Why the difference? Because at 500 rounds you've built confidence in the platform. At 50 rounds of your carry setup, you've validated the system you're actually depending on. Those aren't the same thing.
Does the brand matter? Not much—Glock, S&W, Sig all proven. But your specific ammo in your specific gun in your specific carry configuration? That's non-negotiable.
What's your carry setup looking like? That context changes the math a bit.
- @m.delacroix5d ago+7
Both of you are working from sound logic, but there's a measurable standard already in the space that settles this: NSSF recommends 200 rounds minimum before carry, FBI testing protocols run 500 rounds as a reliability threshold, and serious competitors (USPSA, IDPA) don't sign up for matches until they've logged 300+ in that specific gun.

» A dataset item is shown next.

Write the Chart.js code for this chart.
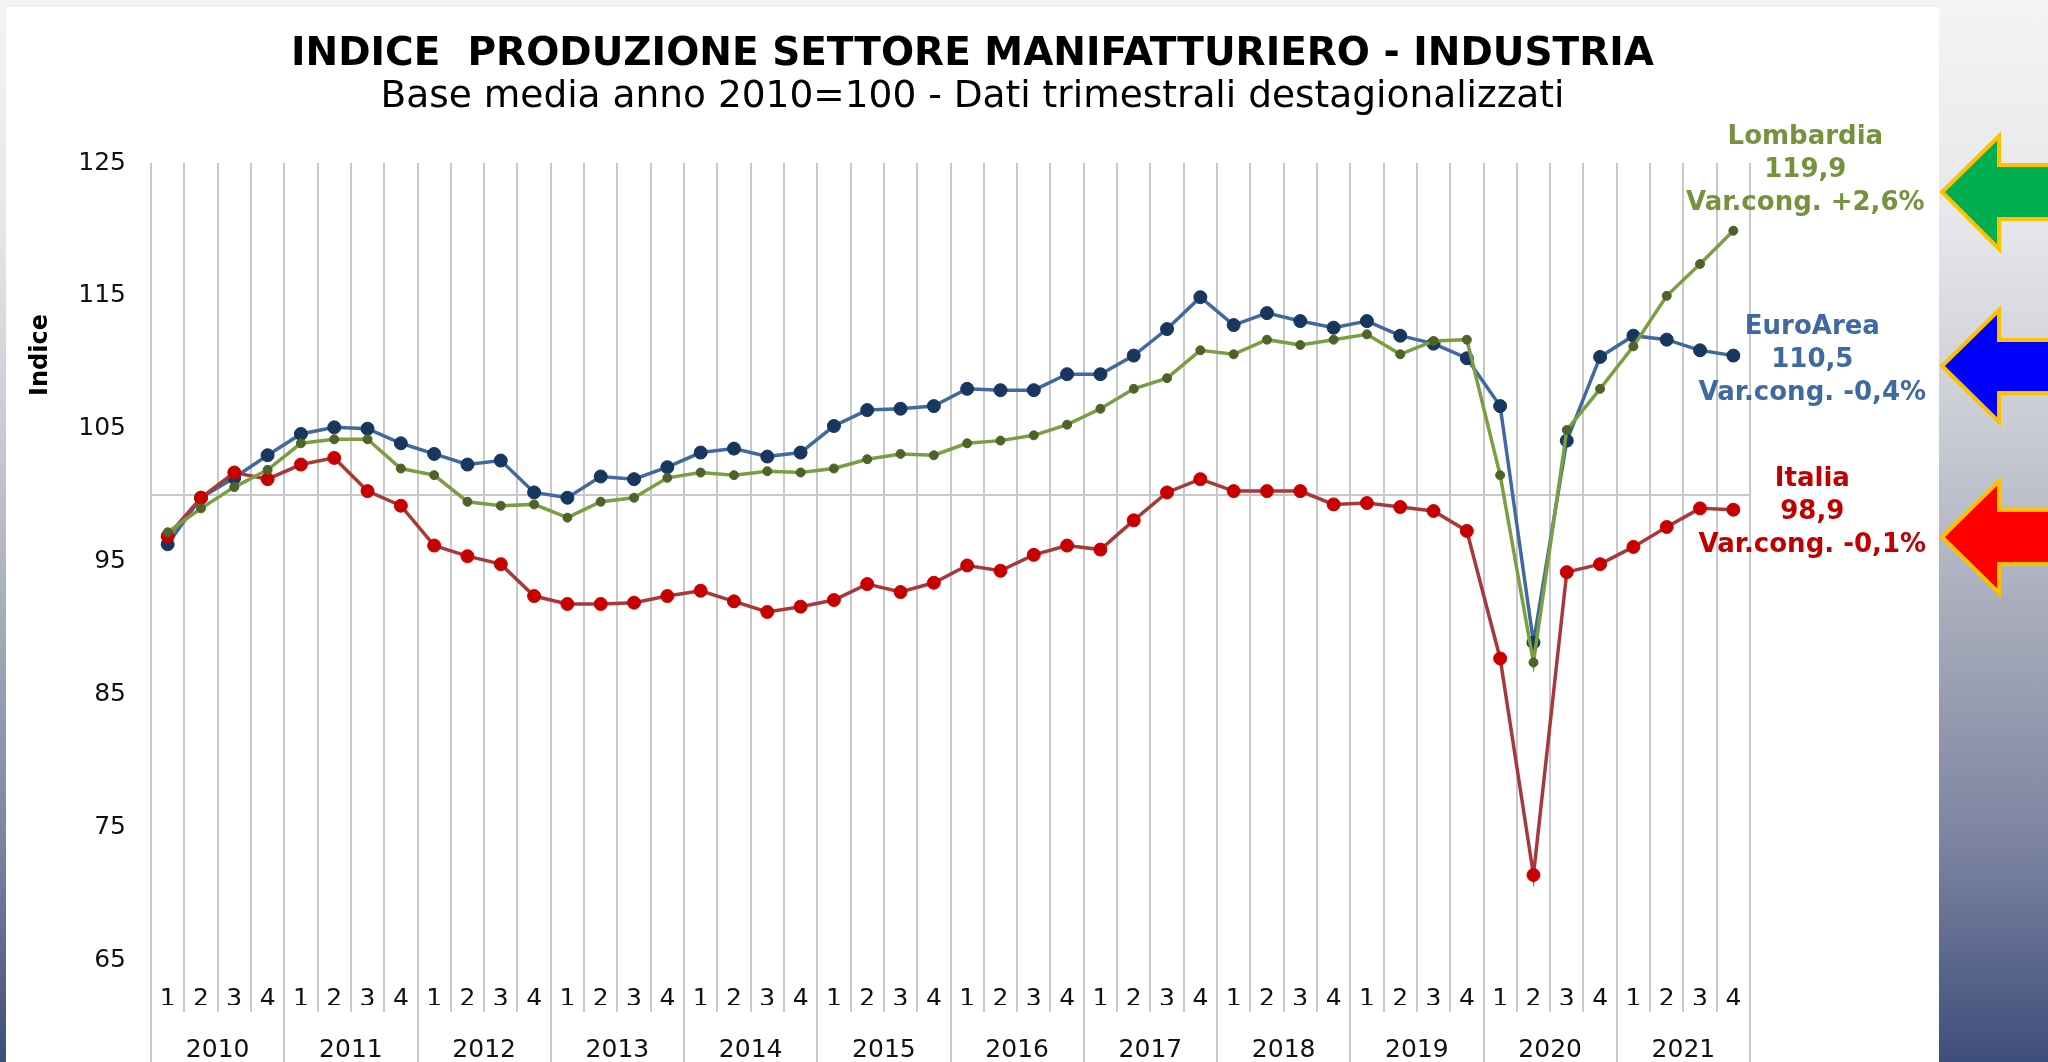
<!DOCTYPE html>
<html>
<head>
<meta charset="utf-8">
<script src="https://cdn.jsdelivr.net/npm/chart.js@4"></script>
<style>
html,body{margin:0;padding:0;width:2048px;height:1062px;overflow:hidden;}
body{position:relative;background:linear-gradient(to bottom,#f4f4f5 0%,#e7e8eb 20%,#c9ccd4 40%,#a3a8b8 60%,#7a82a0 80%,#3e4e7a 100%);font-family:"DejaVu Sans",sans-serif;}
#panel{position:absolute;left:6px;top:7px;width:1933px;height:1055px;background:#ffffff;}
#ylab{position:absolute;left:38.5px;top:355px;transform:translate(-50%,-50%) rotate(-90deg);font:bold 24px "DejaVu Sans";color:#000;white-space:nowrap;}
#arrows{position:absolute;left:0;top:0;}
</style>
</head>
<body>
<div id="panel"><canvas id="c" width="1933" height="1055"></canvas></div>
<div id="ylab">Indice</div>
<svg id="arrows" width="2048" height="1062">
  <polygon points="1942,192 1999,136 1999,165 2060,165 2060,219 1999,219 1999,249" fill="#00b050" stroke="#ffc000" stroke-width="4"/>
  <polygon points="1942,366 1999,310 1999,340 2060,340 2060,393 1999,393 1999,422" fill="#0000ff" stroke="#ffc000" stroke-width="4"/>
  <polygon points="1942,537 1999,481 1999,510 2060,510 2060,564 1999,564 1999,593" fill="#ff0000" stroke="#ffc000" stroke-width="4"/>
</svg>
<script>
// ---- data ----
const quarterLabels = ['1','2','3','4','1','2','3','4','1','2','3','4','1','2','3','4',
                       '1','2','3','4','1','2','3','4','1','2','3','4','1','2','3','4',
                       '1','2','3','4','1','2','3','4','1','2','3','4','1','2','3','4'];
const yearLabels = ['2010','2011','2012','2013','2014','2015','2016','2017','2018','2019','2020','2021'];

const lombardia = [97.2,99.0,100.6,101.9, 103.9,104.2,104.2,102.0, 101.5,99.5,99.2,99.3,
                   98.3,99.5,99.8,101.3, 101.7,101.5,101.8,101.7, 102.0,102.7,103.1,103.0,
                   103.9,104.1,104.5,105.3, 106.5,108.0,108.8,110.9, 110.6,111.7,111.3,111.7,
                   112.1,110.6,111.6,111.7, 101.5,87.4,104.9,108.0, 111.2,115.0,117.4,119.9];
const euroArea = [96.3,99.8,101.3,103.0, 104.6,105.1,105.0,103.9, 103.1,102.3,102.6,100.2,
                  99.8,101.4,101.2,102.1, 103.2,103.5,102.9,103.2, 105.2,106.4,106.5,106.7,
                  108.0,107.9,107.9,109.1, 109.1,110.5,112.5,114.9, 112.8,113.7,113.1,112.6,
                  113.1,112.0,111.4,110.3, 106.7,88.9,104.1,110.4, 112.0,111.7,110.9,110.5];
const italia = [96.9,99.8,101.7,101.2, 102.3,102.8,100.3,99.2, 96.2,95.4,94.8,92.4,
                91.8,91.8,91.9,92.4, 92.8,92.0,91.2,91.6, 92.1,93.3,92.7,93.4,
                94.7,94.3,95.5,96.2, 95.9,98.1,100.2,101.2, 100.3,100.3,100.3,99.3,
                99.4,99.1,98.8,97.3, 87.7,71.4,94.2,94.8, 96.1,97.6,99.0,98.9];

const seriesNames = ['Lombardia','Italia','EuroArea'];
const lastValueLabels = ['119,9','98,9','110,5'];
const varCongLabels = ['Var.cong. +2,6%','Var.cong. -0,1%','Var.cong. -0,4%'];
const baseValue = 100;

const chartTitle = 'INDICE  PRODUZIONE SETTORE MANIFATTURIERO - INDUSTRIA';
const chartSubtitle = 'Base media anno 2010=100 - Dati trimestrali destagionalizzati';

// ---- styles ----
const lineColors = ['#7a9e40','#a8393a','#3f6aa1'];
const markerColors = ['#4f6228','#c80000','#17375e'];
const textColors = ['#76923c','#c00000','#3f6aa1'];
const markerRadius = [4.5,6.5,6.5];
const labelOffsets = [{dx:72,dy:-62},{dx:79,dy:1},{dx:79,dy:3}];

const FONT = '"DejaVu Sans"';
Chart.defaults.font.family = FONT;

const baseLinePlugin = {
  id:'baseLine',
  beforeDatasetsDraw(chart){
    const {ctx, chartArea, scales} = chart;
    const y = scales.y.getPixelForValue(baseValue);
    ctx.save();
    ctx.strokeStyle = '#c8c8c8';
    ctx.lineWidth = 2;
    ctx.beginPath();
    ctx.moveTo(chartArea.left, y);
    ctx.lineTo(chartArea.right, y);
    ctx.stroke();
    ctx.restore();
  }
};

const sideLabelsPlugin = {
  id:'sideLabels',
  afterDatasetsDraw(chart){
    const ctx = chart.ctx;
    ctx.save();
    ctx.font = 'bold 26px ' + FONT;
    ctx.textAlign = 'center';
    ctx.textBaseline = 'middle';
    chart.data.datasets.forEach((ds, i) => {
      const meta = chart.getDatasetMeta(i);
      const pt = meta.data[meta.data.length - 1];
      const cx = pt.x + labelOffsets[i].dx;
      const cy = pt.y + labelOffsets[i].dy + 2;
      ctx.fillStyle = textColors[i];
      ctx.fillText(seriesNames[i], cx, cy - 33.5);
      ctx.fillText(lastValueLabels[i], cx, cy);
      ctx.fillText(varCongLabels[i], cx, cy + 33);
    });
    ctx.restore();
  }
};

const seriesData = [lombardia, italia, euroArea];
const datasets = seriesData.map((d, i) => ({
  label: seriesNames[i],
  data: d,
  borderColor: lineColors[i],
  borderWidth: 3.5,
  pointRadius: markerRadius[i],
  pointBackgroundColor: markerColors[i],
  pointBorderColor: markerColors[i],
  pointBorderWidth: 1,
  tension: 0,
  fill: false
}));

new Chart(document.getElementById('c'), {
  type:'line',
  data:{ labels: quarterLabels, datasets },
  plugins:[baseLinePlugin, sideLabelsPlugin],
  options:{
    responsive:false,
    animation:false,
    events:[],
    layout:{ padding:{ left:0, right:0, top:0, bottom:0 } },
    plugins:{
      legend:{ display:false },
      tooltip:{ enabled:false },
      title:{ display:true, text:chartTitle, color:'#000',
              font:{ size:39, weight:'bold', family:FONT, lineHeight:1.0 },
              padding:{ top:28.5, bottom:4.5 } },
      subtitle:{ display:true, text:chartSubtitle, color:'#000',
              font:{ size:37.5, weight:'normal', family:FONT, lineHeight:1.0 },
              padding:{ top:0, bottom:46.5 } }
    },
    scales:{
      x:{
        type:'category', offset:true, weight:0,
        grid:{ offset:true, color:'#c8c8c8', lineWidth:2, drawOnChartArea:true, drawTicks:true, tickLength:52, tickColor:'#c8c8c8' },
        border:{ display:false },
        ticks:{ autoSkip:false, maxRotation:0, minRotation:0, padding:-28, color:'#111', font:{ size:25, family:FONT } },
        afterFit(s){ s.height = 45; }
      },
      x2:{
        type:'category', labels:yearLabels, offset:true, position:'bottom', weight:1,
        grid:{ offset:true, color:'#c8c8c8', lineWidth:2, drawOnChartArea:false, drawTicks:true, tickLength:57, tickColor:'#c8c8c8' },
        border:{ display:false },
        ticks:{ autoSkip:false, maxRotation:0, minRotation:0, padding:-27, color:'#111', font:{ size:25, family:FONT } },
        afterFit(s){ s.height = 57; }
      },
      y:{
        min:65, max:125,
        ticks:{ stepSize:10, padding:25, color:'#111', font:{ size:25, family:FONT } },
        grid:{ display:false, drawTicks:false },
        border:{ display:false },
        afterFit(s){ s.width = 145; }
      },
      yRight:{
        type:'linear', position:'right', min:0, max:1,
        ticks:{ display:false },
        grid:{ display:false, drawTicks:false },
        border:{ display:false },
        afterFit(s){ s.width = 189; }
      }
    }
  }
});
</script>
</body>
</html>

Here's what the data actually shows: First 50 rounds catch ~90% of manufacturing defects. Rounds 50–200 establish your baseline groups and malfunction rate. Rounds 200–500 confirm the gun doesn't have creeping issues and you're consistent under fatigue.
The carry-ammo piece isn't debatable—southpaw nailed it. I test 25 rounds of my duty load cold, 25 after 100 rounds of practice ammo in the same session. I'm measuring split times on draw-to-first-shot, time-to-accurate-second-shot, and any deviation from my practice-ammo baseline. If the carry ammo shifts my dot-torture group center or increases my miss rate, that's disqualifying, full stop. One failure on the range beats one failure on the street.
What actually changed my own standard: I used to run 500 practice + 50 carry ammo and call it done. Then I had a Speer Gold Dot load that ran perfect in my XD9 but printed 2" high at 7 yards in my G19. Same gun family, different slide geometry, different chamber pressure. The gun was reliable. The *system* wasn't.
Baseline: 200 rounds practice ammo for early signals. 50 rounds carry ammo in your carry configuration. Measure accuracy, not just malfunction rate. That's your minimum.
What platform are you carrying and what load?